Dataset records
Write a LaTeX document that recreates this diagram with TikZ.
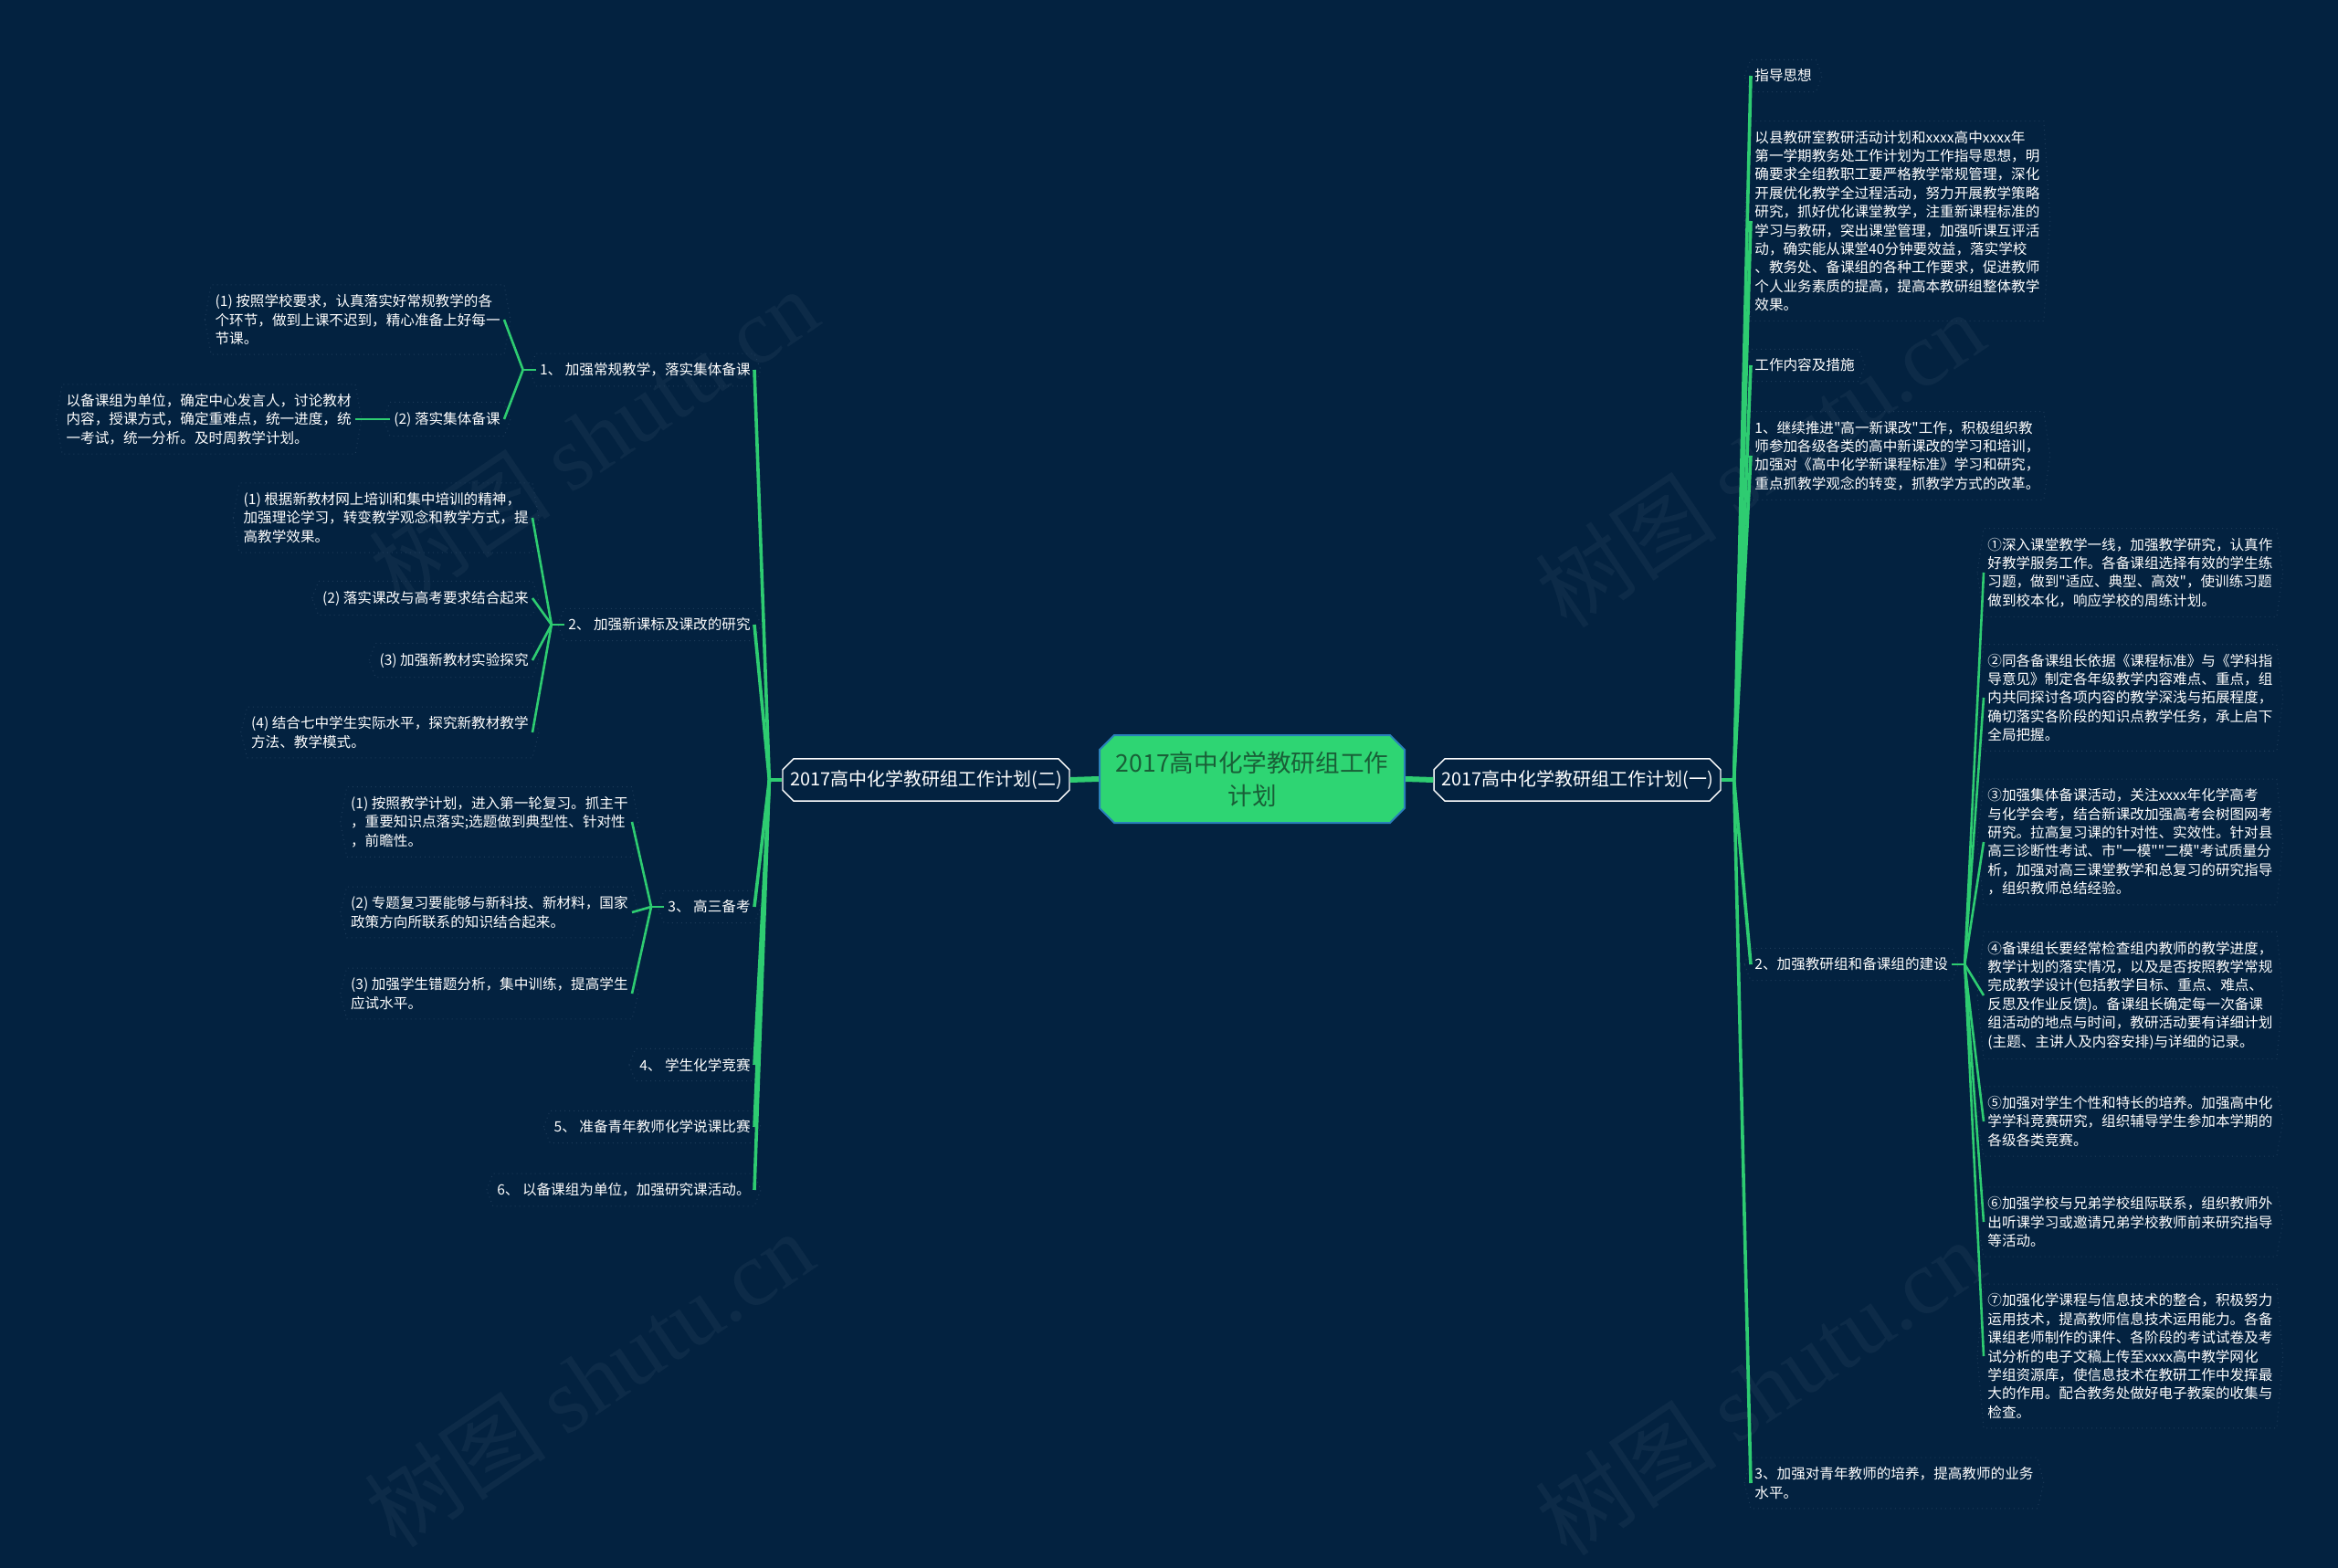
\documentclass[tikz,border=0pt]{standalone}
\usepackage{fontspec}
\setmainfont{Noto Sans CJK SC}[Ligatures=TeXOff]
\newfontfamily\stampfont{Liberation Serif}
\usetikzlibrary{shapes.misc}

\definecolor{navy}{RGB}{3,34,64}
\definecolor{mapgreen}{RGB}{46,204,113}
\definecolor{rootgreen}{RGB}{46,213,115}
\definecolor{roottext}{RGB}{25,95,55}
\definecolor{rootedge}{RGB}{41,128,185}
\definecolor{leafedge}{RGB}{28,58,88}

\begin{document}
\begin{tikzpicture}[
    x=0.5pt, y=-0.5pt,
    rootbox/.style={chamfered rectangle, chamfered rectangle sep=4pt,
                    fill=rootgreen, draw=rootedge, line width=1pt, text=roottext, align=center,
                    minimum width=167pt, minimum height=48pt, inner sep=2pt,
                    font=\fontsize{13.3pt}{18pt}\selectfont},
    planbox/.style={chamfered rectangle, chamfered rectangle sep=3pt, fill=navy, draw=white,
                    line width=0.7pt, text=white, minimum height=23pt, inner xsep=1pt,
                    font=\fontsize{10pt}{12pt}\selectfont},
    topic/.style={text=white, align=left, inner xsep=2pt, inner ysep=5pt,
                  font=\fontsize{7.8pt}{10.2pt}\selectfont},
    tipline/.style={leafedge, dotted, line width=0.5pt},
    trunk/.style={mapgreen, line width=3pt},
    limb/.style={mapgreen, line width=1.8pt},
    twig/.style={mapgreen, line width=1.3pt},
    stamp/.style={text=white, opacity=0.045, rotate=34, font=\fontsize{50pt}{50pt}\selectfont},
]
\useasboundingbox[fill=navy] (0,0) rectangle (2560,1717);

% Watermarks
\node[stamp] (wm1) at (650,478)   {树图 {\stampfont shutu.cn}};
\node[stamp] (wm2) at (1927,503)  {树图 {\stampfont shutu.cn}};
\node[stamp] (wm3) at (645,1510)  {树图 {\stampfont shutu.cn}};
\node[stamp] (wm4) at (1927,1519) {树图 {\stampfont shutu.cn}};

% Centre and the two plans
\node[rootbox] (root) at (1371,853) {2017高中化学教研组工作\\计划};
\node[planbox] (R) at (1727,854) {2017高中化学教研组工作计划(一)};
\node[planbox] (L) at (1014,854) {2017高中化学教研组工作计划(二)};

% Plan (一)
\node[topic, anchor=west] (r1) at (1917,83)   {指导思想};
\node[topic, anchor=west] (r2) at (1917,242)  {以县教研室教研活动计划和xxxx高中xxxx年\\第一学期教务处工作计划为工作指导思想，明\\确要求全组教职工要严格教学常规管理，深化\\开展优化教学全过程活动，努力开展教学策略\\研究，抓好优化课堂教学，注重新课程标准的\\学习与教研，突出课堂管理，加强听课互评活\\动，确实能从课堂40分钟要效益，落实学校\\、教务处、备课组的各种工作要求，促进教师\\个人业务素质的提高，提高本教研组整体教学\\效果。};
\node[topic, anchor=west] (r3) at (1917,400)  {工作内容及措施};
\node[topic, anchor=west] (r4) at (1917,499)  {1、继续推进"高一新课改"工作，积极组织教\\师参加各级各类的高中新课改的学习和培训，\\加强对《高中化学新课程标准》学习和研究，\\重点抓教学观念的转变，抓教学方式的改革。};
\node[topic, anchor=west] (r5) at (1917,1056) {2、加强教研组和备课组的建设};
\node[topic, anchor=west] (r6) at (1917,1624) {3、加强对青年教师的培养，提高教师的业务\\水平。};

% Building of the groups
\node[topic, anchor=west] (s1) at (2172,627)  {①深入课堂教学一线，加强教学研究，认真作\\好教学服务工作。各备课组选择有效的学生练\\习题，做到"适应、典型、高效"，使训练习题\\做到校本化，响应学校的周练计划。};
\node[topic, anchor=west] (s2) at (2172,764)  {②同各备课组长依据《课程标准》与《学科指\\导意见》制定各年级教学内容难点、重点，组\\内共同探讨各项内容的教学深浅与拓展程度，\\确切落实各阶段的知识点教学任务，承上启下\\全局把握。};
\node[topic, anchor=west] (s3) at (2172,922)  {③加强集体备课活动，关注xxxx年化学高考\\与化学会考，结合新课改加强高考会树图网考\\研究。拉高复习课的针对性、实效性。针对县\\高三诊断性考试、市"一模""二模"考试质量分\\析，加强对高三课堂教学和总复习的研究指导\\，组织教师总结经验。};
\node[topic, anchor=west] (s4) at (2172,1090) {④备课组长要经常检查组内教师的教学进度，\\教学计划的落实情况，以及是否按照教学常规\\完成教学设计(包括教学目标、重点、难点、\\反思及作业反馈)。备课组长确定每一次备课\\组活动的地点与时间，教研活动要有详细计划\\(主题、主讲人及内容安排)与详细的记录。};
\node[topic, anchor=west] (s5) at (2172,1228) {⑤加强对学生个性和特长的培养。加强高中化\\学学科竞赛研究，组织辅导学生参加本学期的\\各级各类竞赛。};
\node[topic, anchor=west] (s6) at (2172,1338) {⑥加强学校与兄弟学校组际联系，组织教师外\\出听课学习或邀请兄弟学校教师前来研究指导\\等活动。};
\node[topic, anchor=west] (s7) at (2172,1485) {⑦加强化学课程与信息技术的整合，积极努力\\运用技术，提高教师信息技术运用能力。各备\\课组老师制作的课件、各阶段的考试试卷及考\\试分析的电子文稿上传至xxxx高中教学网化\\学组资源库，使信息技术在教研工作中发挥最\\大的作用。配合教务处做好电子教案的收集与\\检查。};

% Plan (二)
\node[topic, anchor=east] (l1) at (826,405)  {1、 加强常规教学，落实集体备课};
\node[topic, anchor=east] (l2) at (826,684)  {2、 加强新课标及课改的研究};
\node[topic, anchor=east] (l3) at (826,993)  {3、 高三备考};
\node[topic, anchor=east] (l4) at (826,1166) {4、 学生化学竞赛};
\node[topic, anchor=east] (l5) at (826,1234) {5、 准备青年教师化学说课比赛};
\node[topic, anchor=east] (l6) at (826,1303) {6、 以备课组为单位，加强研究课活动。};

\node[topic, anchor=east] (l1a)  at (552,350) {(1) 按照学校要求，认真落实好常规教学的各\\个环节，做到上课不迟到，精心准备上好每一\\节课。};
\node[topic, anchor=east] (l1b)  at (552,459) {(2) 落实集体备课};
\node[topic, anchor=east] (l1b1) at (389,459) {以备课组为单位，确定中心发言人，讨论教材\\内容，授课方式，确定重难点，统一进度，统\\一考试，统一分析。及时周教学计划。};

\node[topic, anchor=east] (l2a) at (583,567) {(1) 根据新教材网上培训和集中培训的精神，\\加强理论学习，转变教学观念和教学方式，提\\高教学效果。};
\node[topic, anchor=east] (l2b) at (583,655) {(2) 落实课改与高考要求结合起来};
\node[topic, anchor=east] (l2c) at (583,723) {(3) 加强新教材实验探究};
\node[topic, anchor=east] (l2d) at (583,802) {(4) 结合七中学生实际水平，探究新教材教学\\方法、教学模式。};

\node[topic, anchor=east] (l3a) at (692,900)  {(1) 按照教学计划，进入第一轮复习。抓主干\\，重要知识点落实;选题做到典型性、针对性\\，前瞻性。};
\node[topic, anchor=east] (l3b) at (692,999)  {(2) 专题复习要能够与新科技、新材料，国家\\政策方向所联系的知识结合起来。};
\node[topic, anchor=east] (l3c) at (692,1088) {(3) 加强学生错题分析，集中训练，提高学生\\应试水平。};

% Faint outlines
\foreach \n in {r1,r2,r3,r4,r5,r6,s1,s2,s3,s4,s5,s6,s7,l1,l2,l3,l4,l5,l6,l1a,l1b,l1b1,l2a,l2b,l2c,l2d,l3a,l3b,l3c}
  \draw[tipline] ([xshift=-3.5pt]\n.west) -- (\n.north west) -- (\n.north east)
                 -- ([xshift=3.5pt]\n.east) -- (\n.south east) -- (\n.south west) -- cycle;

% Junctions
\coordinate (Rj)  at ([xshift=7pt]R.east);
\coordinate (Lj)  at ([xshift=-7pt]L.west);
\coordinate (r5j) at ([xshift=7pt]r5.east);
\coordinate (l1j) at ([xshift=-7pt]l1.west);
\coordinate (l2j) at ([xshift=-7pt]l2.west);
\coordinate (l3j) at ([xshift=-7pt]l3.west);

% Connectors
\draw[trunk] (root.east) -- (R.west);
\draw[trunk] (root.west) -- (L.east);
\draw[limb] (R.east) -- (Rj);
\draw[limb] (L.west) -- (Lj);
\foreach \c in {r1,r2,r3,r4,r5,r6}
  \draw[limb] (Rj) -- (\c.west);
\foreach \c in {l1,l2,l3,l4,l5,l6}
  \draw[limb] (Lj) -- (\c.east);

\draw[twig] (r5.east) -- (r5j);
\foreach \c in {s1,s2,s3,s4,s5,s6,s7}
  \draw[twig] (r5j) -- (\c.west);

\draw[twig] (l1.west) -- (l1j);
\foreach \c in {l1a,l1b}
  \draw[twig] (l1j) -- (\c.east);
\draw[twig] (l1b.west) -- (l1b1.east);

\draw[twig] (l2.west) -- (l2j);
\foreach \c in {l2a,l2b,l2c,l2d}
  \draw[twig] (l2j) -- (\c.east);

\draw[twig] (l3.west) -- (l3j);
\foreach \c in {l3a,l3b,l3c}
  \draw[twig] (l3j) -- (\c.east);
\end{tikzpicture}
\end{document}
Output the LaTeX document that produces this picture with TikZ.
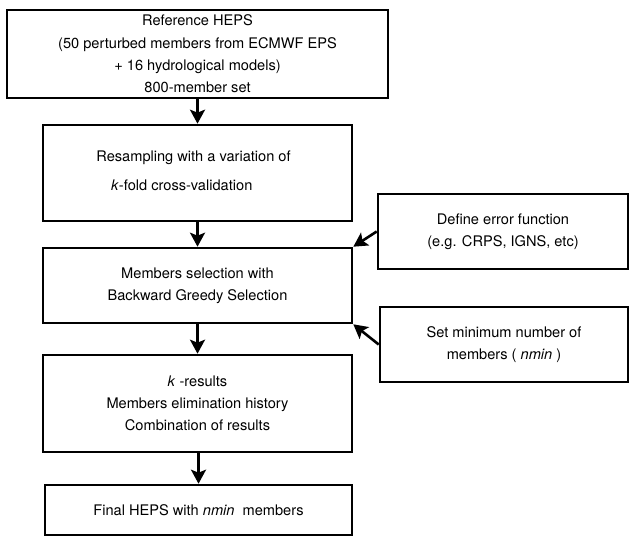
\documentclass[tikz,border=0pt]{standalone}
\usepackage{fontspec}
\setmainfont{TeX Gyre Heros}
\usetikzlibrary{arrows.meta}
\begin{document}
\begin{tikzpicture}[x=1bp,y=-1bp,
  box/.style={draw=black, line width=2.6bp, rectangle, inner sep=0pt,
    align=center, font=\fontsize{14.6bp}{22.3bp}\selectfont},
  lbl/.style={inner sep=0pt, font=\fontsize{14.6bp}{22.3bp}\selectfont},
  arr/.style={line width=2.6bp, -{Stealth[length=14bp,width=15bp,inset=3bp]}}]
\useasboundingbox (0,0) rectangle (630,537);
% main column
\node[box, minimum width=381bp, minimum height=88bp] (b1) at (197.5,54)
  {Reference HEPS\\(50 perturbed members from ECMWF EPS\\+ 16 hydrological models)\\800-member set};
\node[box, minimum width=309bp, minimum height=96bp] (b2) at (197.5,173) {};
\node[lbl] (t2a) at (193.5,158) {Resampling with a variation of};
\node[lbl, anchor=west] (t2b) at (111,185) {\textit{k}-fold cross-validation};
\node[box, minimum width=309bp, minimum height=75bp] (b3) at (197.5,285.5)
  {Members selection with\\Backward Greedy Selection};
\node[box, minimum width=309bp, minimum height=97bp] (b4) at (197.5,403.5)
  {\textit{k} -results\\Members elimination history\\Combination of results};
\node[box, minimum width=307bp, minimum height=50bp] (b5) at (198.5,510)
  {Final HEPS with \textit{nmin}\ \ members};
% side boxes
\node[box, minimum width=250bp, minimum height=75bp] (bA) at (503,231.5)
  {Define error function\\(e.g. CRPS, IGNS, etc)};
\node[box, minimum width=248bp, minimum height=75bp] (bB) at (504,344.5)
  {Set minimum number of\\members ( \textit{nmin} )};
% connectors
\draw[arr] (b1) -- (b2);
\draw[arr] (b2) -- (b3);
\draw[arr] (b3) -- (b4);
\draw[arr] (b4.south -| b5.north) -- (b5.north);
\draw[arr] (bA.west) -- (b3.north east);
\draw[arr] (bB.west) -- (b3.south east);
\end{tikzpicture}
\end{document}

TASK TO CARRY OUT:
Reproduce, word for word, every line from the one that contains "Output the LaTeX" to the end of the data, including both ends; omit all pictures.

WORKED SOLUTION:
Output the LaTeX document that produces this picture with TikZ.
\documentclass[tikz,border=0pt]{standalone}
\usepackage{fontspec}
\setmainfont{TeX Gyre Heros}
\usetikzlibrary{arrows.meta}
\begin{document}
\begin{tikzpicture}[x=1bp,y=-1bp,
  box/.style={draw=black, line width=2.6bp, rectangle, inner sep=0pt,
    align=center, font=\fontsize{14.6bp}{22.3bp}\selectfont},
  lbl/.style={inner sep=0pt, font=\fontsize{14.6bp}{22.3bp}\selectfont},
  arr/.style={line width=2.6bp, -{Stealth[length=14bp,width=15bp,inset=3bp]}}]
\useasboundingbox (0,0) rectangle (630,537);
% main column
\node[box, minimum width=381bp, minimum height=88bp] (b1) at (197.5,54)
  {Reference HEPS\\(50 perturbed members from ECMWF EPS\\+ 16 hydrological models)\\800-member set};
\node[box, minimum width=309bp, minimum height=96bp] (b2) at (197.5,173) {};
\node[lbl] (t2a) at (193.5,158) {Resampling with a variation of};
\node[lbl, anchor=west] (t2b) at (111,185) {\textit{k}-fold cross-validation};
\node[box, minimum width=309bp, minimum height=75bp] (b3) at (197.5,285.5)
  {Members selection with\\Backward Greedy Selection};
\node[box, minimum width=309bp, minimum height=97bp] (b4) at (197.5,403.5)
  {\textit{k} -results\\Members elimination history\\Combination of results};
\node[box, minimum width=307bp, minimum height=50bp] (b5) at (198.5,510)
  {Final HEPS with \textit{nmin}\ \ members};
% side boxes
\node[box, minimum width=250bp, minimum height=75bp] (bA) at (503,231.5)
  {Define error function\\(e.g. CRPS, IGNS, etc)};
\node[box, minimum width=248bp, minimum height=75bp] (bB) at (504,344.5)
  {Set minimum number of\\members ( \textit{nmin} )};
% connectors
\draw[arr] (b1) -- (b2);
\draw[arr] (b2) -- (b3);
\draw[arr] (b3) -- (b4);
\draw[arr] (b4.south -| b5.north) -- (b5.north);
\draw[arr] (bA.west) -- (b3.north east);
\draw[arr] (bB.west) -- (b3.south east);
\end{tikzpicture}
\end{document}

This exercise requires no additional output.